Honda, Japan's second-biggest carmaker, cited faster sales growth than expected in China as it reported a surprise profit for the three months to June and raised its forecast for the financial year to next March by 38 per cent to Y55bn ($578m).
Nevertheless, Honda saw net profit for the three months to the end of June slump 96 per cent to Y4.17bn, although analysts had expected the carmaker to fall into loss.
Honda's more optimistic outlook came even as it cut its sales projections for North America, its biggest market, and took a more conservative view of the yen's exchange rate.

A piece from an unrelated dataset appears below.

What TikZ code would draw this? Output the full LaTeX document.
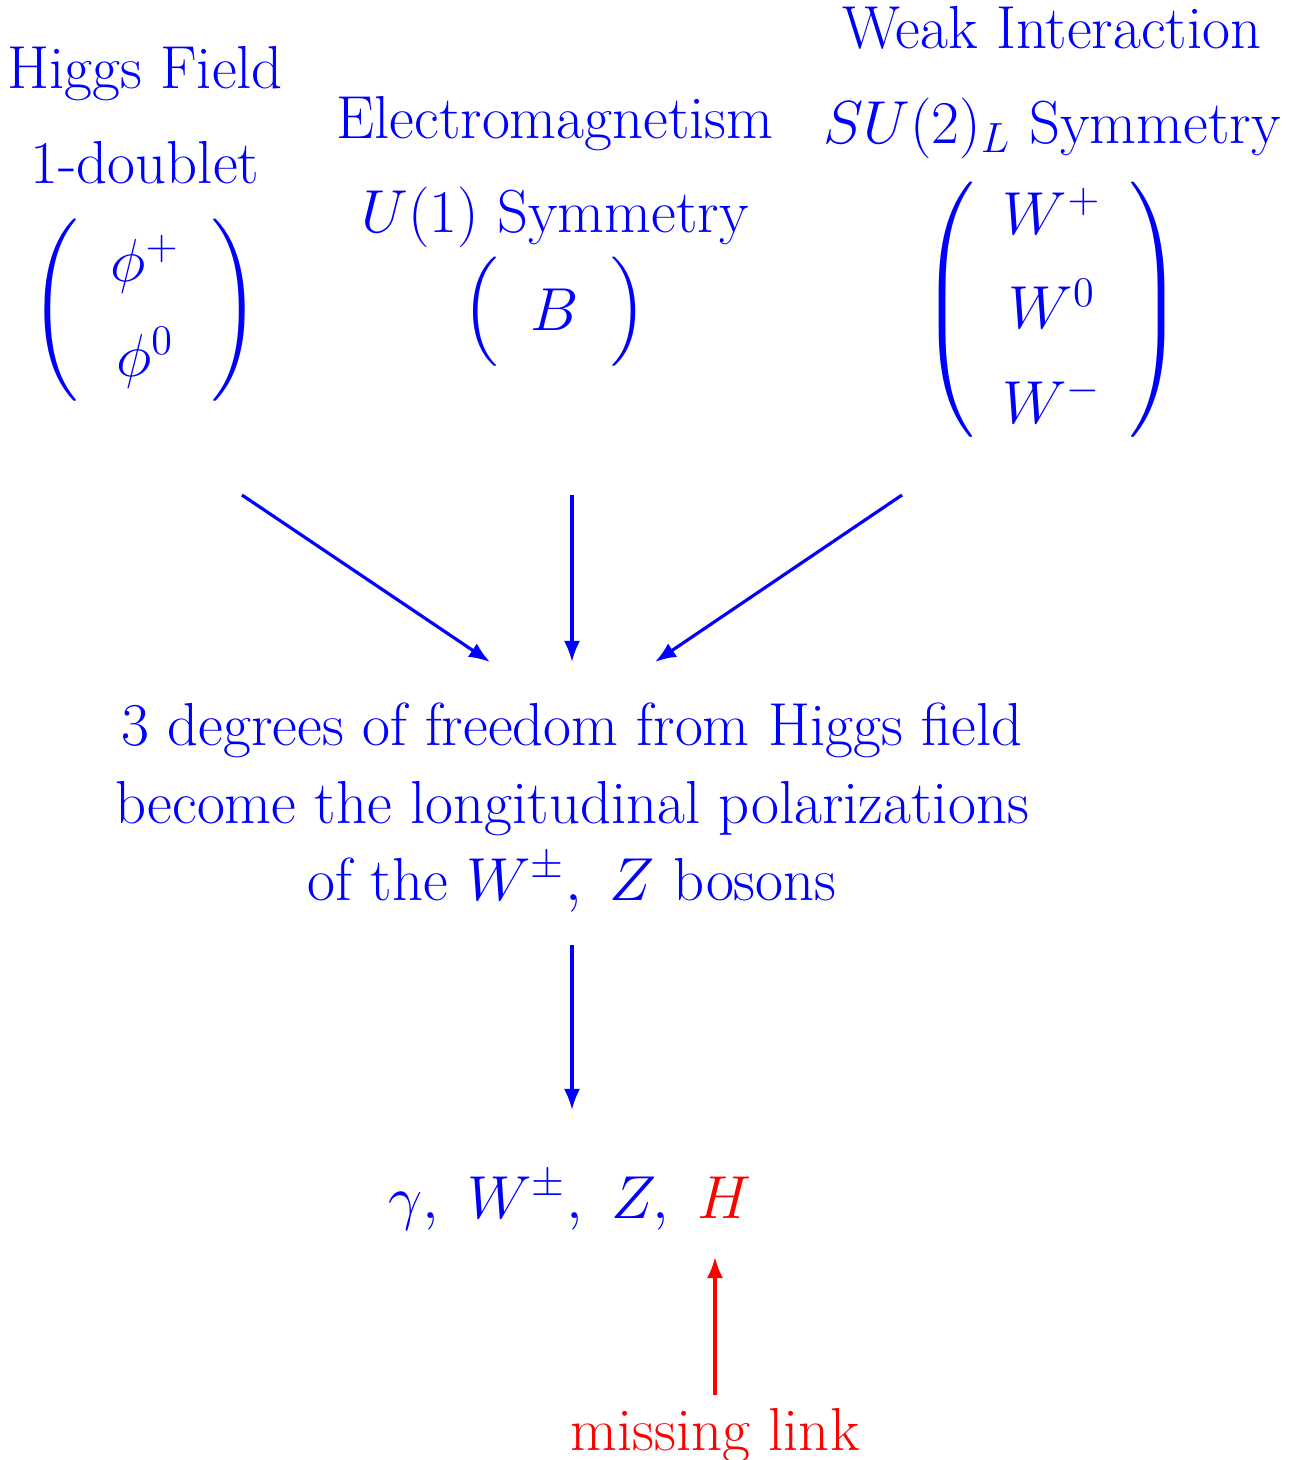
\documentclass[tikz,border=0pt]{standalone}
\usepackage{amsmath}
\usetikzlibrary{arrows.meta}

\begin{document}
\begin{tikzpicture}[
  lbl/.style={text=blue, font=\LARGE, anchor=base, inner sep=0pt},
  mtx/.style={text=blue, font=\LARGE, inner sep=0pt},
  arr/.style={-{Latex[length=6pt,width=4.6pt]}, line width=0.9pt},
]
\useasboundingbox (0,0) rectangle (12.95,-14.6);

% Higgs field column
\node[lbl] (higgs) at (1.45,-0.88) {Higgs Field};
\node[lbl] (doublet) at (1.45,-1.83) {1-doublet};
\node[mtx] (phi) at (1.45,-3.10) {$\renewcommand{\arraystretch}{1.22}\left(\begin{array}{@{\hspace{9pt}}c@{\hspace{9pt}}}\phi^+\\ \phi^0\end{array}\right)$};

% electromagnetism column
\node[lbl] (em) at (5.55,-1.38) {Electromagnetism};
\node[lbl] (uone) at (5.55,-2.32) {$U(1)$ Symmetry};
\node[mtx] (bfield) at (5.55,-3.12) {$\renewcommand{\arraystretch}{1.22}\left(\begin{array}{@{\hspace{9pt}}c@{\hspace{9pt}}}B\end{array}\right)$};

% weak interaction column
\node[lbl] (weak) at (10.52,-0.48) {Weak Interaction};
\node[lbl] (sutwo) at (10.52,-1.43) {$SU(2)_L$ Symmetry};
\node[mtx] (wfield) at (10.52,-3.10) {$\delimiterfactor=880\delimitershortfall=8pt\renewcommand{\arraystretch}{1.22}\left(\begin{array}{@{\hspace{8pt}}c@{\hspace{8pt}}}W^+\\ W^0\\ W^-\end{array}\right)$};

% middle text
\node[lbl] (dof1) at (5.72,-7.45) {3 degrees of freedom from Higgs field};
\node[lbl] (dof2) at (5.72,-8.23) {become the longitudinal polarizations};
\node[lbl] (dof3) at (5.72,-9.00) {of the $W^\pm,\ Z$ bosons};

% resulting bosons
\node[lbl] (bosons) at (5.70,-12.18) {$\gamma,\ W^\pm,\ Z,\ \textcolor{red}{H}$};
\node[lbl, text=red] (missing) at (7.15,-14.50) {missing link};

% arrow ends
\coordinate (a1) at (2.42,-4.95);
\coordinate (a2) at (5.72,-4.95);
\coordinate (a3) at (9.02,-4.95);
\coordinate (b1) at (4.90,-6.62);
\coordinate (b2) at (5.72,-6.62);
\coordinate (b3) at (6.55,-6.62);
\coordinate (c1) at (5.72,-9.45);
\coordinate (c2) at (5.72,-11.10);
\coordinate (d1) at (7.15,-13.95);
\coordinate (d2) at (7.15,-12.57);

\draw[arr, blue] (a1) -- (b1);
\draw[arr, blue] (a2) -- (b2);
\draw[arr, blue] (a3) -- (b3);
\draw[arr, blue] (c1) -- (c2);
\draw[arr, red] (d1) -- (d2);

\end{tikzpicture}
\end{document}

Nissan, meanwhile, said its net loss shrank to a smaller-than-expected Y16.5bn in the quarter from Y277bn in the previous quarter, as Japan's third-biggest car producer was helped by aggressive cost-cutting and 28 per cent combined volume growth in China for its Nissan and Infiniti brands.
Nissan announced plans for a Rmb5bn ($732m) expansion of the passenger vehicle plant it operates in Guangzhou with its Chinese partner, Dongfeng Group. A new production line is to begin operating in 2012 and will boost the plant's output from 360,000 vehicles a year to 600,000.

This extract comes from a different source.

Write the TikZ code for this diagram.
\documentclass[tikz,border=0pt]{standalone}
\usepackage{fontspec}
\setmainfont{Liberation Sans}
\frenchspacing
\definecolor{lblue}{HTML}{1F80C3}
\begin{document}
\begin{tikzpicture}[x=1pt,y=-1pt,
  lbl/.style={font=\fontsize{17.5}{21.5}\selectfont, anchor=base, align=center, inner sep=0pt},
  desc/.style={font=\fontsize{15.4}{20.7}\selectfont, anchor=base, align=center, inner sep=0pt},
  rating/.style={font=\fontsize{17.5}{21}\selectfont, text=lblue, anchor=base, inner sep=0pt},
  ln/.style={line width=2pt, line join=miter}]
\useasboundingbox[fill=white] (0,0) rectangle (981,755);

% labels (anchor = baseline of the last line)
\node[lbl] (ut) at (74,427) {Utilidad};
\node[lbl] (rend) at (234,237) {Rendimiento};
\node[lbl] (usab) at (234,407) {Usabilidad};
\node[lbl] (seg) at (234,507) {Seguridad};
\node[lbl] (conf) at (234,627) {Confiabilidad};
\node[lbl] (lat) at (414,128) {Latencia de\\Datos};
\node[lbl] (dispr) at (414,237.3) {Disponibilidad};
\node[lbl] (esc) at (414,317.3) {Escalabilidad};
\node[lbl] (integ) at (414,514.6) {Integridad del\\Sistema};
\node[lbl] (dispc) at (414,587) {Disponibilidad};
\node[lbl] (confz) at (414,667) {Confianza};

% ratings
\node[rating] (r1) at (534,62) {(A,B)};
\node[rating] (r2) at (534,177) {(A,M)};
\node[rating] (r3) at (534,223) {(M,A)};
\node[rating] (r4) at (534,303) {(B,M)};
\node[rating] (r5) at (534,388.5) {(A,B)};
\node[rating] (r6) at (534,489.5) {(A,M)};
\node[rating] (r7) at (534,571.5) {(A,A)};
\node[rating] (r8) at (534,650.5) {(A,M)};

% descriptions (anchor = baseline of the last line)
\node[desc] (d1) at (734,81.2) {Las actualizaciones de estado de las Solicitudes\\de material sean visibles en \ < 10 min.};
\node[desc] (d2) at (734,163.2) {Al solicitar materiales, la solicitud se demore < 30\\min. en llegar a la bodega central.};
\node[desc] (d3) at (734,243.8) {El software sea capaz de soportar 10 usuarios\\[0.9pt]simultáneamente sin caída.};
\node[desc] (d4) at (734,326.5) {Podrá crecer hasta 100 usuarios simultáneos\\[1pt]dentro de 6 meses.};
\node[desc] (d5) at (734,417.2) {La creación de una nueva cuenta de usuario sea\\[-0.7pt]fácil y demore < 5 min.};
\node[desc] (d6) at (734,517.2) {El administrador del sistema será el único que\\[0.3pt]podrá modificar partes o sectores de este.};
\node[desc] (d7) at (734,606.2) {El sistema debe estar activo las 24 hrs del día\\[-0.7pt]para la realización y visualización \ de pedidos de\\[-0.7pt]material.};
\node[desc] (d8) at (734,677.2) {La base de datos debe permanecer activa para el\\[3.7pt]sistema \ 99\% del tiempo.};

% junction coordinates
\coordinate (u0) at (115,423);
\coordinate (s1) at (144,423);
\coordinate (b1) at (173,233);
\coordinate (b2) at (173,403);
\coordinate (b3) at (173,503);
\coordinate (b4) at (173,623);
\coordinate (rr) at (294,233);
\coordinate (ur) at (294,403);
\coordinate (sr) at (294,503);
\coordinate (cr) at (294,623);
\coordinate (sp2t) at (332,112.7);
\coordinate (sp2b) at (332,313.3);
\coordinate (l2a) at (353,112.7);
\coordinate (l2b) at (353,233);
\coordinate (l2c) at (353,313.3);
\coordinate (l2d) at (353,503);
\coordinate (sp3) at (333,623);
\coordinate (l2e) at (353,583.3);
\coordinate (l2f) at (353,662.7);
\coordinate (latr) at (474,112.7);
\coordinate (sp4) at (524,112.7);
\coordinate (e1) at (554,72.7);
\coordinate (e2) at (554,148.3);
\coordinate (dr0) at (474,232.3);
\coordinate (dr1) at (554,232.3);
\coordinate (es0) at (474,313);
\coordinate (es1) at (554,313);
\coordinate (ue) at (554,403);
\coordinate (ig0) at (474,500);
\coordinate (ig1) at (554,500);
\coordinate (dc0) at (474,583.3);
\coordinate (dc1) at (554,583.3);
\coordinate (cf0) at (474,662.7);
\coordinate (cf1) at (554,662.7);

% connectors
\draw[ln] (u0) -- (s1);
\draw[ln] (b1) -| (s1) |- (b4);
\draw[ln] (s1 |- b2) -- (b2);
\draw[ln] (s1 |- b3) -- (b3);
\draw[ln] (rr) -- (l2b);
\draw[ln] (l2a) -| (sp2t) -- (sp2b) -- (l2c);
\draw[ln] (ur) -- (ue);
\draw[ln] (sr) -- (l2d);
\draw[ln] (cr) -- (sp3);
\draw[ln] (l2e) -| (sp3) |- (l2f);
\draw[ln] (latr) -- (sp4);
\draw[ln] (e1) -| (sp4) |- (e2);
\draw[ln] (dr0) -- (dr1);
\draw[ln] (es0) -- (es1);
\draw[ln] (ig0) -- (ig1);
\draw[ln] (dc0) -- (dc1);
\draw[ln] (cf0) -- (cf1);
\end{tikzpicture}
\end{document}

Overall vehicle sales in China surged 18 per cent in the first half of this year to 6.1m, pushing the country past the US to become the world's biggest car market.
The expansion has helped other foreign carmakers with big operations in the country, such as Volkswagen and General Motors, as well as the Japanese producers.
The carmaker's Japanese sales held steady in the quarter due to government incentives to buy environmentally friendly vehicles. Honda's Insight petrol-electric hybrid, reintroduced this year after a three-year production hiatus, was the best-selling full-size passenger car in the country in April.
Honda upgraded its Japanese sales forecast for the full financial year from 555,000 vehicles to 665,000. For China, it raised its projection from 775,000 to 840,000 vehicles.
In contrast, Honda said it now expected North American sales to decline by an additional 500,000 vehicles this year to 1.3m, compared with last year's total of 1.5m.
Koichi Kondo, executive vice-president, said: "I'm not very optimistic about the US market. We're already into July and I had thought it would have recovered more by now."
Both Honda and Nissan expressed doubts that the US government's "cash-for-clunkers" trade-in subsidy would do much to boost demand.
Referring to the scheme's $1bn budget cap, Toshiyuki Shiga, Nissan's chief operating officer, said: "We had been hoping for something on a larger scale. We don't have big expectations."